═══ Material ═══
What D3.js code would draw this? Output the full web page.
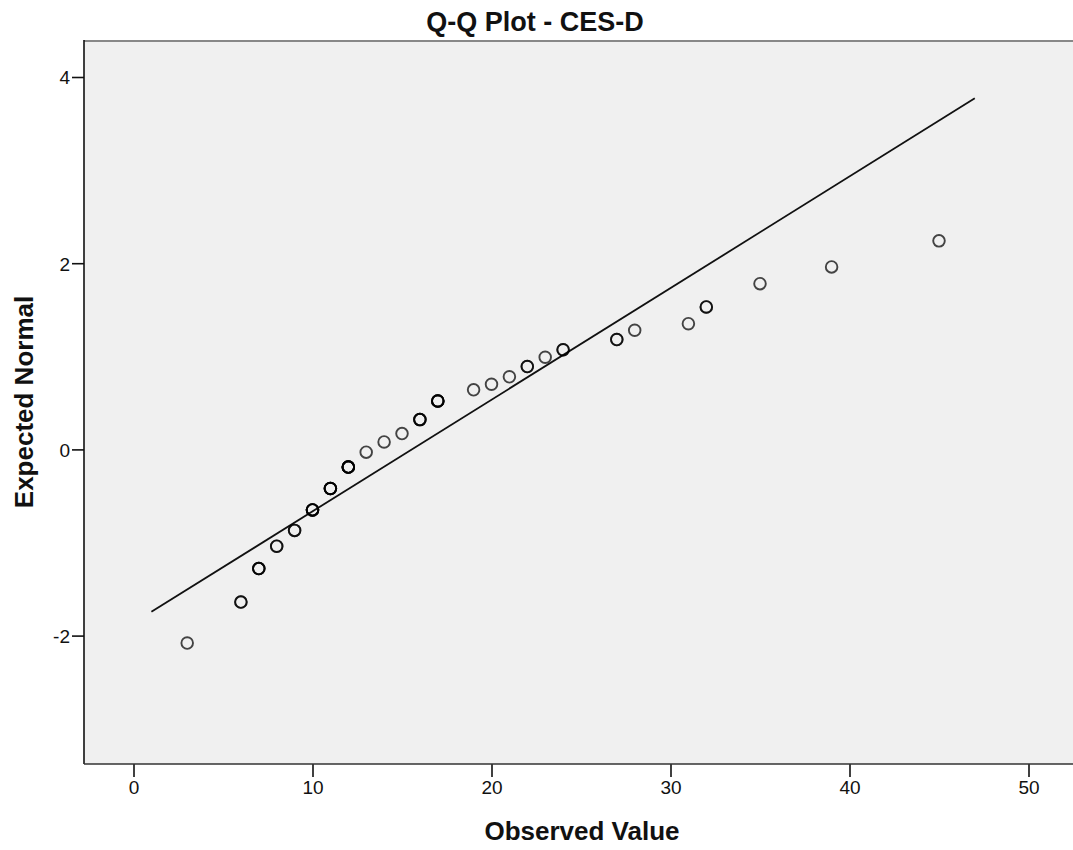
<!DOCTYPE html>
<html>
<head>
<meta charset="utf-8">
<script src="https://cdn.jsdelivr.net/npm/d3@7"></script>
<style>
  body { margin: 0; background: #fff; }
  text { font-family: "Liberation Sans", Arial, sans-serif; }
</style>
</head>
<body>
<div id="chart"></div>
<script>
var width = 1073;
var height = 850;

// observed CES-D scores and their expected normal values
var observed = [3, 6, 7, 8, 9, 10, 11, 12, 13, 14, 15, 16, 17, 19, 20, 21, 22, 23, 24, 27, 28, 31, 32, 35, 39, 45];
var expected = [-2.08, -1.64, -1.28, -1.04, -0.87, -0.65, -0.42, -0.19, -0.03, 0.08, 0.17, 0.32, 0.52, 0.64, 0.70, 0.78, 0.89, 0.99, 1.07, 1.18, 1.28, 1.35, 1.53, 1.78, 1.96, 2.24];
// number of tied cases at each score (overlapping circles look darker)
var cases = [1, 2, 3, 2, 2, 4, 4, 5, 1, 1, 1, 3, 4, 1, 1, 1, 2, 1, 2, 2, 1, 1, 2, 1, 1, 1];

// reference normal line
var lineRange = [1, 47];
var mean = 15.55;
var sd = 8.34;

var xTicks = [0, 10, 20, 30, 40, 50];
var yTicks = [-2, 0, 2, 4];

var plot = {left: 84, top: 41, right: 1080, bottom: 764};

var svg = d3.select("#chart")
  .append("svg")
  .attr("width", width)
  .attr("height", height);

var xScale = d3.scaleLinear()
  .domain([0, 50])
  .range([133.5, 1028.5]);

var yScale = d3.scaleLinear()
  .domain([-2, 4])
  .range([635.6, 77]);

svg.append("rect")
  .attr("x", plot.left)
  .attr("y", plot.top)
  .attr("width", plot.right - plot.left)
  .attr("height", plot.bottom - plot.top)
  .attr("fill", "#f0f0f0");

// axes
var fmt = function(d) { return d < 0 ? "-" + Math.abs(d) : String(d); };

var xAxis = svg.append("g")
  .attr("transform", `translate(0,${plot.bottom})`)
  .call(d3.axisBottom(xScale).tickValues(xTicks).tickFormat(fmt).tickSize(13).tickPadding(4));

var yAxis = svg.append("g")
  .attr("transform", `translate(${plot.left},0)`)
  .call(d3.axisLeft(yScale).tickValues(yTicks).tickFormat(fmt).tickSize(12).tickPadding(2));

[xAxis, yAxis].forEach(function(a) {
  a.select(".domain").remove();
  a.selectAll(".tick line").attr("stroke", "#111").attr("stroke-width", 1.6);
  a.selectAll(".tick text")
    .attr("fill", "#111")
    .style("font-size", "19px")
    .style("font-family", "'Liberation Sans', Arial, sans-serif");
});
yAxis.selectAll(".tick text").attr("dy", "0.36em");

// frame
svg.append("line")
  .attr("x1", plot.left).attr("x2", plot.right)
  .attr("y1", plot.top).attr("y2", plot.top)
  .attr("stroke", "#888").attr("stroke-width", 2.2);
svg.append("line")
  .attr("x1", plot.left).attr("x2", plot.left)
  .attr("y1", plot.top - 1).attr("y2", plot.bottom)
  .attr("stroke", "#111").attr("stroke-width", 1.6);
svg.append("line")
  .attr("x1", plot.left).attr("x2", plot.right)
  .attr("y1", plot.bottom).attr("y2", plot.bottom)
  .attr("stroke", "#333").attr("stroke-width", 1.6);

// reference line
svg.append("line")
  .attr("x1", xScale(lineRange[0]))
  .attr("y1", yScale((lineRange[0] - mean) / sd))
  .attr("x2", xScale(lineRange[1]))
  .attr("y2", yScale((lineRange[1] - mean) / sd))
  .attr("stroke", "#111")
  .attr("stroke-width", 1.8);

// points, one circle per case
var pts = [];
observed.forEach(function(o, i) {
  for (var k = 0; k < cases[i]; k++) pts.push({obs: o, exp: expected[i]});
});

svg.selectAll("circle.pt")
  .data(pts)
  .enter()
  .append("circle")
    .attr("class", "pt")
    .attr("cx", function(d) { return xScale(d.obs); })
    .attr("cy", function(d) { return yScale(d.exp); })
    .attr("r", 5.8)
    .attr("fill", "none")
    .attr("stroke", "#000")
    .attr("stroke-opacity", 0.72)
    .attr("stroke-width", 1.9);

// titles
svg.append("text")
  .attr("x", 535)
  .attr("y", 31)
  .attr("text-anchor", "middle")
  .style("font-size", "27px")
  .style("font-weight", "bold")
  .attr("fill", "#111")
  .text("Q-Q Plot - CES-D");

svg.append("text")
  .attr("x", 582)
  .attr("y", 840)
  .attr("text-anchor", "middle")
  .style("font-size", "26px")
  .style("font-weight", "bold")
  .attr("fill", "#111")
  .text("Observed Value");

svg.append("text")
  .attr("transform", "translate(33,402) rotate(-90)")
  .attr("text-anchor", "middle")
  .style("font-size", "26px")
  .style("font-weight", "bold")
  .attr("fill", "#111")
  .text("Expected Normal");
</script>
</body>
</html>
═══
═══ Material ═══
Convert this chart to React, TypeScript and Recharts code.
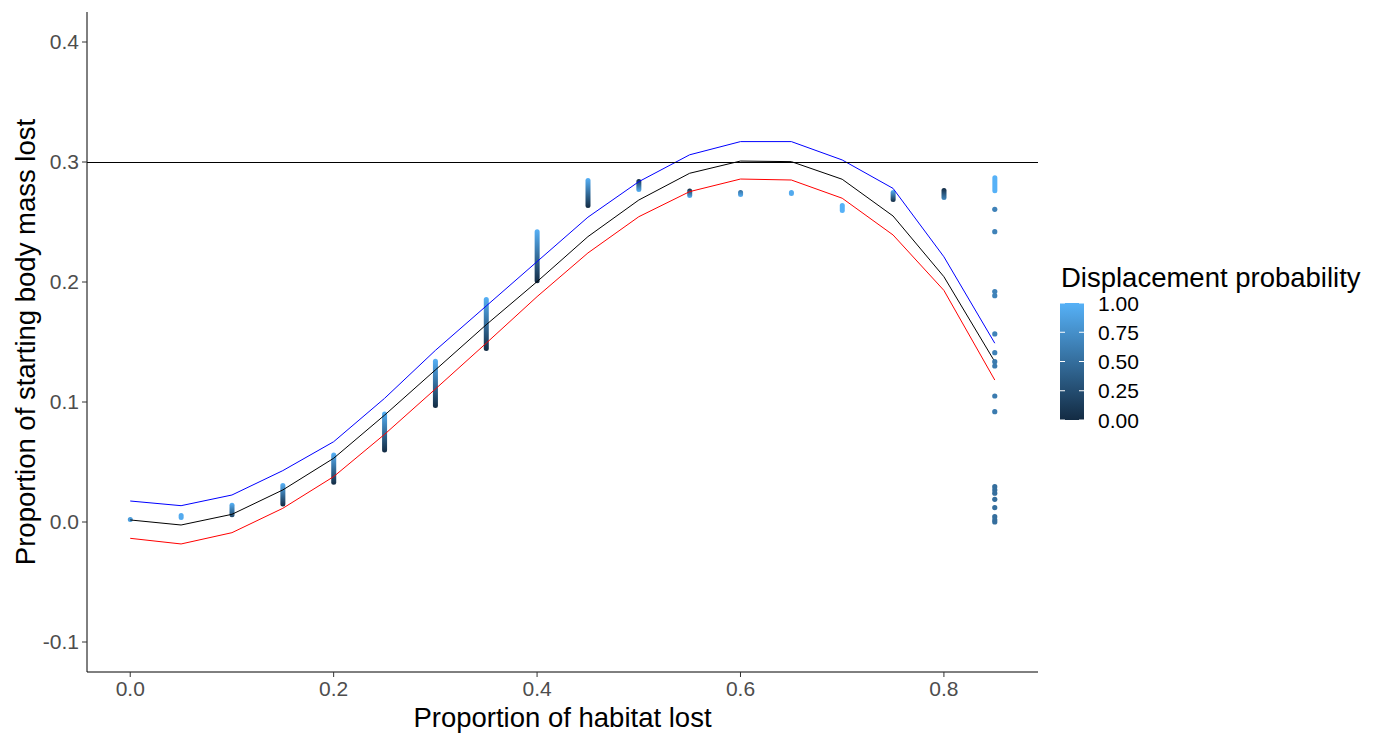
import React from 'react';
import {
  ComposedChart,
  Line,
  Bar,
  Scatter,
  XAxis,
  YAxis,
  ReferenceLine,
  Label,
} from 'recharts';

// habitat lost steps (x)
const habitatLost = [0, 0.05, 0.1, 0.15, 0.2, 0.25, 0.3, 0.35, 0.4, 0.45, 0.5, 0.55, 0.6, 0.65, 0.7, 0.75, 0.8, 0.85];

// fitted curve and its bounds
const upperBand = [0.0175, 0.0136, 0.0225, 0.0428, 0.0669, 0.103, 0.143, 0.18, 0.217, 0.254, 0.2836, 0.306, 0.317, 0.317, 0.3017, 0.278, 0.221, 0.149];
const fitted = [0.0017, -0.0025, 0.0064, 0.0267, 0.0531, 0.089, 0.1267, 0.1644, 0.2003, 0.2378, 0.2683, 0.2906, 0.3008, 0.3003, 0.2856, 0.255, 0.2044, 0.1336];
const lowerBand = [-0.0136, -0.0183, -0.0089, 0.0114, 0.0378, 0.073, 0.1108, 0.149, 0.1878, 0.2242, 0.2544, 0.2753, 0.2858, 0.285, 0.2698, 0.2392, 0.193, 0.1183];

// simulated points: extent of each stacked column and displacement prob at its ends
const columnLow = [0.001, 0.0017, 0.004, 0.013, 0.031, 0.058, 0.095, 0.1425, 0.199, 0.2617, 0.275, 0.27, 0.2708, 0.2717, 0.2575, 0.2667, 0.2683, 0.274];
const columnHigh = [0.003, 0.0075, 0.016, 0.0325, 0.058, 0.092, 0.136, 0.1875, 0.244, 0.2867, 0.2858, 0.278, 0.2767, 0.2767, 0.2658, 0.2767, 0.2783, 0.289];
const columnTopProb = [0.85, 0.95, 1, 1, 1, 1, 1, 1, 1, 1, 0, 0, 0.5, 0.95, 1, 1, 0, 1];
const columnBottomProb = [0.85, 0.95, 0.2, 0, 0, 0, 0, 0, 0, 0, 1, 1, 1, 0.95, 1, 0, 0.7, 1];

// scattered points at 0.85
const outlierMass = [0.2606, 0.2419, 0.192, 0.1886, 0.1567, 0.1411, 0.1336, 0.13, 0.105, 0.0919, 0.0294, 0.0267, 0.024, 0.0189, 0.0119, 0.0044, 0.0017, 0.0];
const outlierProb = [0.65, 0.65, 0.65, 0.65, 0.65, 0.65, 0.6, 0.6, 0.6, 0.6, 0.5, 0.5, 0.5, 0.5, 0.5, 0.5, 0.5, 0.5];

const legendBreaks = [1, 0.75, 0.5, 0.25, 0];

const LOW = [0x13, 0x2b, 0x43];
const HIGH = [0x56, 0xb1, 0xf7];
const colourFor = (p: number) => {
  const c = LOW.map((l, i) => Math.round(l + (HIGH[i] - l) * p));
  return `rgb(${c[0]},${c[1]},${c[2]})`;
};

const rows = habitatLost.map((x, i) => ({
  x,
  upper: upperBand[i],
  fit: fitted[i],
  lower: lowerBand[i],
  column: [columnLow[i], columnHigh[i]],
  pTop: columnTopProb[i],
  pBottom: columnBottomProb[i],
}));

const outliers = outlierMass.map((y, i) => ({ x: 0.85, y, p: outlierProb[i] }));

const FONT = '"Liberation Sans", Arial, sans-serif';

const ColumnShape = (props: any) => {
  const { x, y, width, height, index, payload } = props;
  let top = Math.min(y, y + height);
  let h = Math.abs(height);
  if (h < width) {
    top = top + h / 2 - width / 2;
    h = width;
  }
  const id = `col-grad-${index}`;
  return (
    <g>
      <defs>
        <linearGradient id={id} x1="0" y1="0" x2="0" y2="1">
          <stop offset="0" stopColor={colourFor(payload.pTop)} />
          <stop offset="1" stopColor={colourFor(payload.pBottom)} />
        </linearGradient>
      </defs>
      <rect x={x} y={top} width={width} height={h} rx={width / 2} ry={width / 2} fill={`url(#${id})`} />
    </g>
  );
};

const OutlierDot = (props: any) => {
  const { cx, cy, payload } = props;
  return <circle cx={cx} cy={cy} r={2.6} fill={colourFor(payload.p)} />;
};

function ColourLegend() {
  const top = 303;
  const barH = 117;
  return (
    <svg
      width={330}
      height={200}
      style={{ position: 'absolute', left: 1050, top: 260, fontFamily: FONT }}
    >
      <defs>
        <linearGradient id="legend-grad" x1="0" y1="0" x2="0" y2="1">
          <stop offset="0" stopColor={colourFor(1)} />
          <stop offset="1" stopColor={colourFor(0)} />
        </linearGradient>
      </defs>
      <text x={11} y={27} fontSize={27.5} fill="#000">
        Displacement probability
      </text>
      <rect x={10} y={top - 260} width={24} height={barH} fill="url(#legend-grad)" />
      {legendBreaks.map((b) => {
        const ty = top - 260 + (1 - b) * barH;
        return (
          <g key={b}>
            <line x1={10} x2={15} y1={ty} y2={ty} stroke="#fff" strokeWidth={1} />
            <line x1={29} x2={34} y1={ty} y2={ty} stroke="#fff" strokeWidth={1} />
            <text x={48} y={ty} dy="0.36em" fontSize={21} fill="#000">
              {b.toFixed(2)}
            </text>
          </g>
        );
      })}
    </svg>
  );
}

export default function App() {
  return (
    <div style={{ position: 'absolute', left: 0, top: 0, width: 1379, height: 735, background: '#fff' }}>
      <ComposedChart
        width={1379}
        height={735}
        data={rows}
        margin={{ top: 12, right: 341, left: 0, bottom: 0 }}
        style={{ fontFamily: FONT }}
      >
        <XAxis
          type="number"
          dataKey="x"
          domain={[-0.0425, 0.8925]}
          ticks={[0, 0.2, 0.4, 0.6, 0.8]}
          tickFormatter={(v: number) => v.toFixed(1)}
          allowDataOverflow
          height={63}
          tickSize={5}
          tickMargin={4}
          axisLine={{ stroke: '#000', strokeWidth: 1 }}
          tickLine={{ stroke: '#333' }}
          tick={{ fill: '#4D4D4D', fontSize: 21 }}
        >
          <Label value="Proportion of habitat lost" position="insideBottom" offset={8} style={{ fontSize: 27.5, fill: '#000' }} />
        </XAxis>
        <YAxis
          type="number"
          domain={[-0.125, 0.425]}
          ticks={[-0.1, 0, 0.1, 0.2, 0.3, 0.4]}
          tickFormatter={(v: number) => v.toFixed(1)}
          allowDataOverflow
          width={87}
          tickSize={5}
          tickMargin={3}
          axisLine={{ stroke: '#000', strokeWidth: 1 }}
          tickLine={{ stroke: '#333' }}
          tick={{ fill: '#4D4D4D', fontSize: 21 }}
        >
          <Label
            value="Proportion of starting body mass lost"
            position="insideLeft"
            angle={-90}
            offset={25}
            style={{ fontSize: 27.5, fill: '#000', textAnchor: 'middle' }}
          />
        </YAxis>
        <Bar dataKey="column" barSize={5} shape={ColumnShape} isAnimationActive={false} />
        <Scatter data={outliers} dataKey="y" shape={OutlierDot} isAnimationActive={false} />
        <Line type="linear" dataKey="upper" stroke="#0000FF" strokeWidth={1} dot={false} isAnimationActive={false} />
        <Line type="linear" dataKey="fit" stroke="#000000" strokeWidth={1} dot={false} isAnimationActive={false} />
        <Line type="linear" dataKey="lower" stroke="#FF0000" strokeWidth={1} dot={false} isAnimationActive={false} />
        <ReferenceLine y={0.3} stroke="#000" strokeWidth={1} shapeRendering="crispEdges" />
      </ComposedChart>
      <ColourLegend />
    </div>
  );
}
═══
◆ **The exercise**: Go to the line that contains "What D3.js code" and copy from there down to the line that contains "var height = 850;", with both lines included. Pass over the pictures.

◆ **Response**:
What D3.js code would draw this? Output the full web page.
<!DOCTYPE html>
<html>
<head>
<meta charset="utf-8">
<script src="https://cdn.jsdelivr.net/npm/d3@7"></script>
<style>
  body { margin: 0; background: #fff; }
  text { font-family: "Liberation Sans", Arial, sans-serif; }
</style>
</head>
<body>
<div id="chart"></div>
<script>
var width = 1073;
var height = 850;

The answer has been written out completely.